Active Learning Under Malicious Mislabeling and Poisoning Attacks

Deep neural networks usually require large labeled datasets for training to achieve the start-of-the-art performance in many tasks, such as image classification and natural language processing. Though a lot of data is created each day by active Internet users through various distributed systems across the world, most of these data are unlabeled and are vulnerable to data poisoning attacks. In this paper, we develop an efficient active learning method that requires fewer labeled instances and incorporates the technique of adversarial retraining in which additional labeled artificial data are generated without increasing the labeling budget. The generated adversarial examples also provide a way to measure the vulnerability of the model. To check the performance of the proposed method under an adversarial setting, i.e., malicious mislabeling and data poisoning attacks, we perform an extensive evaluation on the reduced CIFAR-10 dataset, which contains only two classes: 'airplane' and 'frog' by using the private cloud on campus.

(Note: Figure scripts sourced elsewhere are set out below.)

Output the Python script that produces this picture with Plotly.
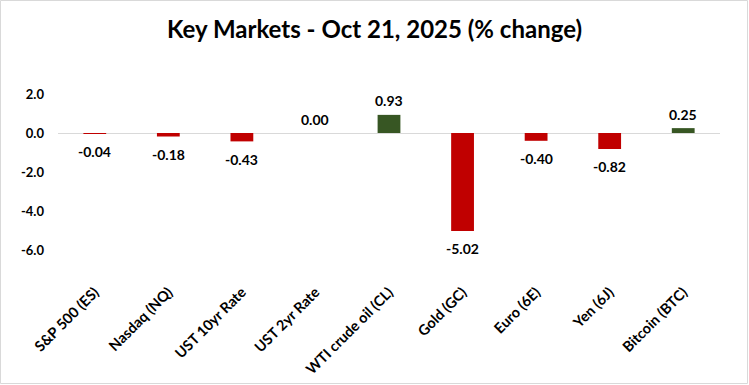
import plotly.graph_objects as go

categories = ["S&P 500 (ES)", "Nasdaq (NQ)", "UST 10yr Rate", "UST 2yr Rate",
              "WTI crude oil (CL)", "Gold (GC)", "Euro (6E)", "Yen (6J)", "Bitcoin (BTC)"]
values = [-0.04, -0.18, -0.43, 0.00, 0.93, -5.02, -0.40, -0.82, 0.25]
tick_vals = [2, 0, -2, -4, -6]
tick_text = ["2.0", "0.0", "-2.0", "-4.0", "-6.0"]
title_text = "Key Markets - Oct 21, 2025 (% change)"

RED = "#C00000"
GREEN = "#375623"
colors = [GREEN if v > 0 else RED for v in values]

W, H = 749, 385
L, R, T, B = 58, 29, 94, 135

fig = go.Figure()
fig.add_trace(go.Bar(
    x=categories, y=values,
    marker=dict(color=colors, line=dict(width=0)),
    width=0.31,
    hoverinfo="skip",
))

for c, v in zip(categories, values):
    fig.add_annotation(
        x=c, y=v, xref="x", yref="y",
        text=f"{v:.2f}", showarrow=False,
        xanchor="center", yanchor="middle",
        yshift=14 if v >= 0 else -18,
        font=dict(family="Lato", size=14, color="#000000", weight="bold"),
    )

pw = W - L - R
ph = H - T - B
fig.add_shape(type="rect", xref="paper", yref="paper",
              x0=-L / pw + 0.5 / pw, x1=1 + (R - 1.5) / pw,
              y0=-B / ph + 1.5 / ph, y1=1 + (T - 0.5) / ph,
              line=dict(color="#D9D9D9", width=1), fillcolor="rgba(0,0,0,0)", layer="below")

fig.update_layout(
    width=W, height=H,
    margin=dict(l=L, r=R, t=T, b=B, pad=0, autoexpand=False),
    paper_bgcolor="white", plot_bgcolor="white",
    showlegend=False,
    title=dict(text=title_text, x=0.5, xref="container", xanchor="center",
               y=1 - 30 / H, yanchor="middle", yref="container",
               font=dict(family="Lato", size=24, color="#000000", weight="bold")),
    bargap=0.69,
)
fig.update_xaxes(
    tickangle=-45, automargin=False,
    tickfont=dict(family="Lato", size=14.5, color="#000000", weight="bold"),
    showline=False, showgrid=False, zeroline=False, ticks="",
    ticklabelstandoff=30,
)
fig.update_yaxes(
    range=[-6, 2], automargin=False,
    tickvals=tick_vals, ticktext=tick_text,
    tickfont=dict(family="Lato", size=13, color="#000000", weight="bold"),
    showgrid=False, showline=False,
    zeroline=True, zerolinecolor="#D9D9D9", zerolinewidth=1,
    ticks="", ticklabelstandoff=13,
)

fig.write_html("out.html", config={"displayModeBar": False},
               post_script="document.body.style.margin='0px';")
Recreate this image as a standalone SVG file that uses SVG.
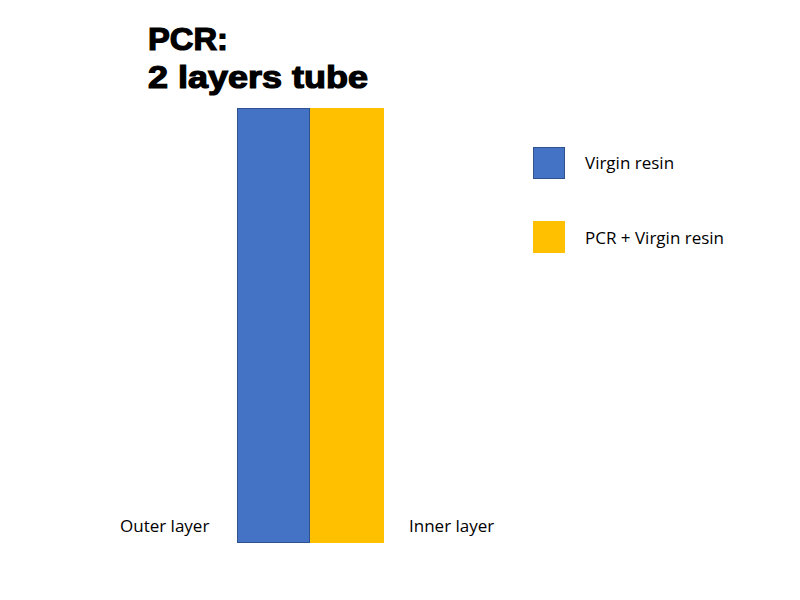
<svg xmlns="http://www.w3.org/2000/svg" width="800" height="600" viewBox="0 0 800 600">
<style>
.title{font-family:"Liberation Sans",Arial,sans-serif;font-weight:bold;font-size:31px;fill:#000;stroke:#000;stroke-width:1.2px}
.lbl{font-family:"Open Sans","Liberation Sans",sans-serif;font-size:17px;fill:#000}
.blue{fill:#4472C4;stroke:#2F528F;stroke-width:1}
.yellow{fill:#FFC000;stroke:none}
</style>
<rect width="800" height="600" fill="#fff"/>
<g id="title">
<text class="title" x="148" y="50" textLength="80" lengthAdjust="spacingAndGlyphs">PCR:</text>
<text class="title" x="148" y="88" textLength="220" lengthAdjust="spacingAndGlyphs">2 layers tube</text>
</g>
<g id="outer-layer">
<rect class="blue" x="237.5" y="108.5" width="72" height="434"/>
</g>
<g id="inner-layer">
<rect class="yellow" x="310" y="108" width="74" height="435"/>
</g>
<g id="label-outer"><text class="lbl" x="120" y="532">Outer layer</text></g>
<g id="label-inner"><text class="lbl" x="409" y="532">Inner layer</text></g>
<g id="legend-virgin">
<rect class="blue" x="533.5" y="147.5" width="31" height="31"/>
<text class="lbl" x="585" y="169">Virgin resin</text>
</g>
<g id="legend-pcr">
<rect class="yellow" x="533" y="221" width="32" height="32"/>
<text class="lbl" x="585" y="244">PCR + Virgin resin</text>
</g>
<g id="connectors"></g>
</svg>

Our experimental results demonstrate that the proposed active learning method is efficient for defending against malicious mislabeling and data poisoning attacks. Specifically, whereas the baseline active learning method based on the random sampling strategy performs poorly (about 50%) under a malicious mislabeling attack, the proposed active learning method can achieve the desired accuracy of 89% using only one-third of the dataset on average.